» Source excerpt
○ ○ ○

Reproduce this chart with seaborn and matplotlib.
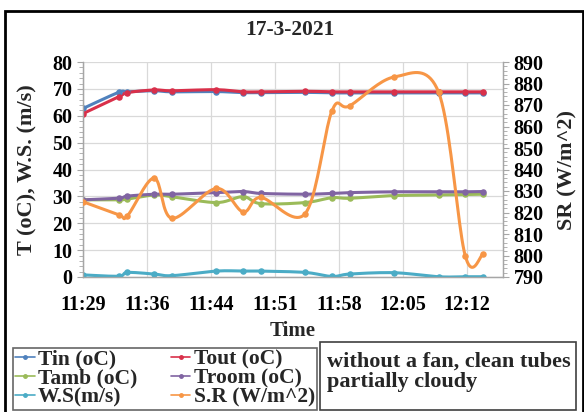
import numpy as np
import pandas as pd
import matplotlib
matplotlib.use("Agg")
import matplotlib.pyplot as plt
from matplotlib.lines import Line2D
from matplotlib.patches import Rectangle
import seaborn as sns

# minutes after the first reading (axis starts at ~11:29:40)
minutes = [0, 4, 5, 8, 10, 15, 18, 20, 25, 28, 30, 35, 40, 43, 45]
tin = [62.7, 68.7, 68.9, 69.3, 68.9, 69.0, 68.6, 68.6, 68.7, 68.5, 68.5, 68.5, 68.5, 68.5, 68.5]
tout = [60.8, 67.0, 68.6, 69.6, 69.3, 69.7, 68.9, 68.9, 69.1, 68.9, 68.9, 68.9, 68.9, 68.9, 68.9]
tamb = [28.7, 28.7, 29.0, 30.5, 29.9, 27.7, 29.9, 27.3, 27.7, 29.5, 29.3, 30.3, 30.5, 30.7, 30.8]
troom = [28.7, 29.3, 30.1, 30.8, 30.8, 31.4, 31.8, 31.1, 30.8, 31.1, 31.4, 31.7, 31.7, 31.7, 31.8]
ws = [0.8, 0.3, 1.7, 1.1, 0.5, 2.2, 2.2, 2.2, 1.7, 0.2, 1.1, 1.6, 0.1, 0.1, 0.1]
sr = [825, 819, 818.5, 836, 817.3, 831.2, 820.3, 827, 819.5, 867.2, 869.6, 883, 876, 799.9, 800.7]

tick_labels = ["11:29", "11:36", "11:44", "11:51", "11:58", "12:05", "12:12"]
left_names = ["Tin (oC)", "Tout (oC)", "Tamb (oC)", "Troom (oC)", "W.S(m/s)"]
right_name = "S.R (W/m^2)"
colors = {"Tin (oC)": "#4F81BD", "Tout (oC)": "#D9304A", "Tamb (oC)": "#9BBB59",
          "Troom (oC)": "#8064A2", "W.S(m/s)": "#4BACC6", "S.R (W/m^2)": "#F79646"}


def smooth(x, y, n=20):
    # Excel style smoothed line (Bezier through the points)
    x = np.asarray(x, float)
    y = np.asarray(y, float)
    px, py = [], []
    for i in range(len(x) - 1):
        x0, y0 = x[max(i - 1, 0)], y[max(i - 1, 0)]
        x3, y3 = x[min(i + 2, len(x) - 1)], y[min(i + 2, len(x) - 1)]
        c1x, c1y = x[i] + (x[i + 1] - x0) / 6, y[i] + (y[i + 1] - y0) / 6
        c2x, c2y = x[i + 1] - (x3 - x[i]) / 6, y[i + 1] - (y3 - y[i]) / 6
        s = np.linspace(0, 1, n, endpoint=False)
        px.extend((1 - s) ** 3 * x[i] + 3 * (1 - s) ** 2 * s * c1x + 3 * (1 - s) * s ** 2 * c2x + s ** 3 * x[i + 1])
        py.extend((1 - s) ** 3 * y[i] + 3 * (1 - s) ** 2 * s * c1y + 3 * (1 - s) * s ** 2 * c2y + s ** 3 * y[i + 1])
    px.append(x[-1])
    py.append(y[-1])
    return px, py


sns.set_style("white")
plt.rcParams["font.family"] = ["Liberation Serif", "DejaVu Serif"]
plt.rcParams["font.weight"] = "bold"

fig = plt.figure(figsize=(5.84, 4.12), dpi=100)
ax = fig.add_axes([83 / 584, 1 - 277 / 412, 420 / 584, 215 / 412])
ax2 = ax.twinx()

points = pd.DataFrame({"t": minutes, "Tin (oC)": tin, "Tout (oC)": tout, "Tamb (oC)": tamb,
                       "Troom (oC)": troom, "W.S(m/s)": ws, "S.R (W/m^2)": sr})

for name in left_names:
    sx, sy = smooth(points["t"], points[name])
    sns.lineplot(x=sx, y=sy, ax=ax, color=colors[name], lw=2.2, sort=False, zorder=3)
    sns.scatterplot(x=points["t"], y=points[name], ax=ax, color=colors[name], s=22,
                    edgecolor=colors[name], linewidth=0, zorder=4)
sx, sy = smooth(points["t"], points[right_name])
sns.lineplot(x=sx, y=sy, ax=ax2, color=colors[right_name], lw=2.2, sort=False, zorder=3)
sns.scatterplot(x=points["t"], y=points[right_name], ax=ax2, color=colors[right_name], s=22,
                linewidth=0, zorder=4)

xticks = [7.2 * i for i in range(len(tick_labels))]
ax.set_xlim(0, 47.25)
ax.set_ylim(0, 80)
ax2.set_ylim(790, 890)
ax.set_xticks(xticks)
ax.set_xticklabels(tick_labels)
ax.set_xticks(np.arange(0, 47.25, 1.44), minor=True)
ax.set_yticks(range(0, 81, 10))
ax.set_yticks(np.arange(0, 81, 2), minor=True)
ax2.set_yticks(range(790, 891, 10))
ax2.set_yticks(np.arange(790, 891, 2), minor=True)
ax.grid(True, which="major", color="#D9D9D9", lw=0.9)
ax.set_axisbelow(True)

for a in (ax, ax2):
    for side in a.spines:
        a.spines[side].set_color("#A6A6A6")
        a.spines[side].set_linewidth(0.9)
    a.spines["top"].set_visible(False)
ax.tick_params(axis="both", which="both", colors="#A6A6A6", labelcolor="black",
               labelsize=14.5, direction="out")
ax.tick_params(which="major", length=4)
ax.tick_params(which="minor", length=3)
ax2.tick_params(axis="y", which="both", colors="#A6A6A6", labelcolor="black",
                labelsize=14.5, direction="out")
ax2.tick_params(which="major", length=4)
ax2.tick_params(which="minor", length=3)
ax.tick_params(axis="x", pad=9)

ax.set_xlabel("Time", fontsize=15, fontweight="bold", labelpad=4)
ax.set_ylabel("T (oC), W.S. (m/s)", fontsize=16, fontweight="bold", labelpad=11)
ax2.set_ylabel("SR (W/m^2)", fontsize=16, fontweight="bold", labelpad=10)
fig.text(290 / 584, 1 - 30 / 412, "17-3-2021", ha="center", va="center",
         fontsize=15.5, fontweight="bold")

# legend box (two columns)
order = ["Tin (oC)", "Tamb (oC)", "W.S(m/s)", "Tout (oC)", "Troom (oC)", "S.R (W/m^2)"]
handles = [Line2D([], [], color=colors[n], lw=1.2, marker="o", markersize=2.5) for n in order]
leg = fig.legend(handles, order, ncol=2, loc="lower left",
                 bbox_to_anchor=(13 / 584, 2 / 412, 304 / 584, 70 / 412), mode="expand",
                 fontsize=15.5, frameon=True, fancybox=False, edgecolor="#404040",
                 handlelength=0.9, handletextpad=0.15, columnspacing=0.3,
                 labelspacing=-0.05, borderpad=0.1, borderaxespad=0)
leg.get_frame().set_linewidth(1.2)

# note box
fig.patches.append(Rectangle((320 / 584, 2 / 412), 256 / 584, 68 / 412, transform=fig.transFigure,
                             fill=False, edgecolor="#404040", lw=1.2))
fig.text(327 / 584, 1 - 372 / 412, "without a fan, clean tubes\npartially cloudy",
         ha="left", va="center", fontsize=16, fontweight="bold", linespacing=1.05)

# outer chart border
fig.patches.append(Rectangle((5 / 584, -0.05), 0.99, 1 - 11 / 412 + 0.05, transform=fig.transFigure,
                             fill=False, edgecolor="black", lw=2))

fig.savefig("out.png", dpi=100)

○ ○ ○

Leave out the pictures. Transcribe only the lines above, from the first through the one that contains "import seaborn as sns".

Reproduce this chart with seaborn and matplotlib.
import numpy as np
import pandas as pd
import matplotlib
matplotlib.use("Agg")
import matplotlib.pyplot as plt
from matplotlib.lines import Line2D
from matplotlib.patches import Rectangle
import seaborn as sns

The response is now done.